• Style

Where Have All the Models Gone?

In the furor over the surprisingly glam Susan Boyle Harper’s Bazaar pics that came out recently, some of you may have forgotten early rumors that she’d be on the mag’s cover rather than an inside feature story.

Well, I wrote about the rumors for another site a few weeks ago and the readers there haven’t forgotten. Instead, I’m still getting diatribe-esque comments, many of which have been taken down because they were a hot mess that violates site commenting policy. Honestly, I didn’t think I was saying anything everyone wasn’t already thinking when I wrote that the idea of Susan Boyle on the cover of high-fashion mag Harper’s Bazaar was insane.

I may not be popular for saying this, but I, for one, would rather see models on the covers of magazines. Let me explain.As women who call themselves “short and plump” go, Susan Boyle is amongst the best. That I acknowledge. But she of the grandma-approved floral dresses, wiry eyebrows and “inner beauty,” just doesn’t make any sense for a fashion mag cover. It’s not because she doesn’t fit the typical “cover model criteria” — i.e. thin and hot — but rather that she doesn’t know much or seem to care much about fashion. And while that particular rumor ended up being false, it makes us think about other cover photos that were similarly remiss, if more attractive in the conventional sense.

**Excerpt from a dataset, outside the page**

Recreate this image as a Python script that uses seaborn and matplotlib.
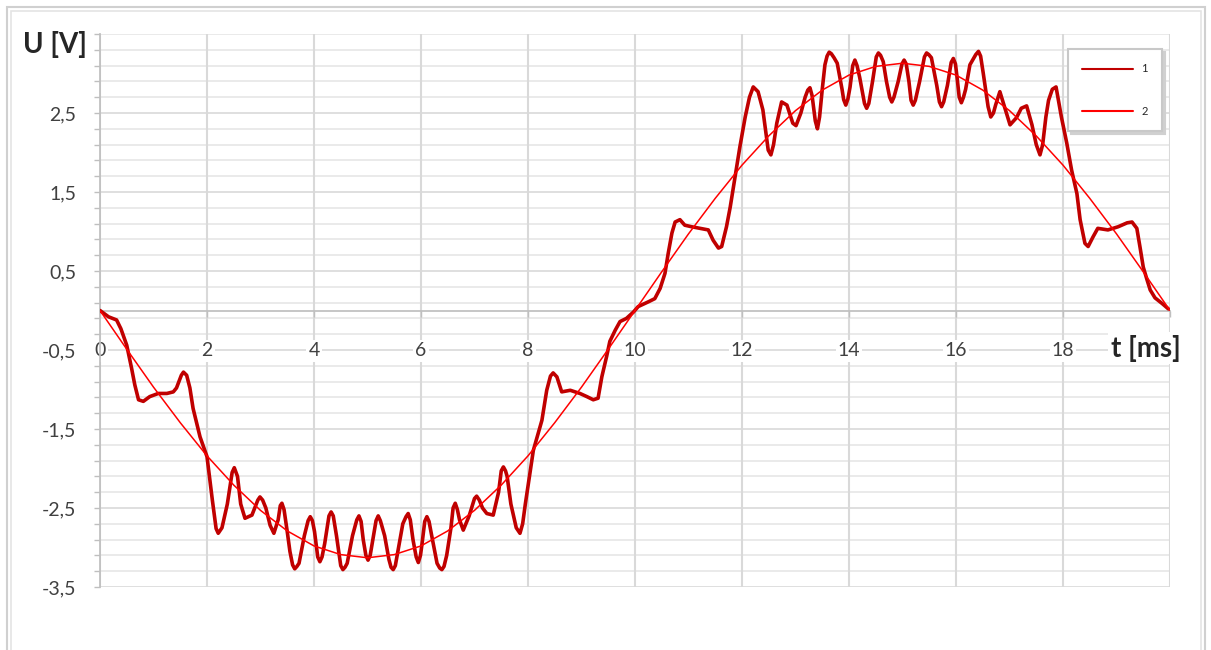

I’m talking, of course, about the vast majority of celebrities who end up on the covers of various fashion mags. Why are they there? Some, like Sarah Jessica Parker, are fashion-obsessed. But others, Cameron Diaz, for example, are just pretty faces, aren’t they? And if you’re just going for a pretty face, why not return to the days of yore when legitimate models adorned magazine covers?

There’s such a difference between model covers and celeb covers in terms of how interesting they look and I, for one, am looking for something fantastic when I buy a fashion mag. If I want to see J.Lo in another tight dress, I can look online or at a tabloid. Or last month’s magazines.

A model cover generally brings much more to the table. Whether it’s Jourdan Dunn on the cover of “The Black Issue” of Italian Vogue or Vanessa Paradis in a red swim cap for French Vogue, these are the images that stick. Whereas being challenged to recall a particular celeb cover over the years would require some serious Google-aided cheating.

Aside from the very obvious differences between celebrities and models, there’s one key element that makes model covers more exciting, and it has nothing to do with fitting into a 00. Celebrities are branded. Changing their appearance beyond the gimmick of something like W making Ginnifer Goodwin “hardcore,” instead of cute, decreases the celeb’s value for the magazine. Even when the clothes change, editors still want the reader to know exactly who the celeb is.

Models, on the other hand, are meant to be a blank canvas, ever-changeable muses according to the vision of the stylist and the requirements of the production. So Beyoncé will, in almost every shoot, look more or less like herself or alter-ego Sasha Fierce, whereas Natalia Vodianova went from looking like herself to nine other models over the course of a single photo shoot.

You tell me: What’s more interesting from a fashion perspective?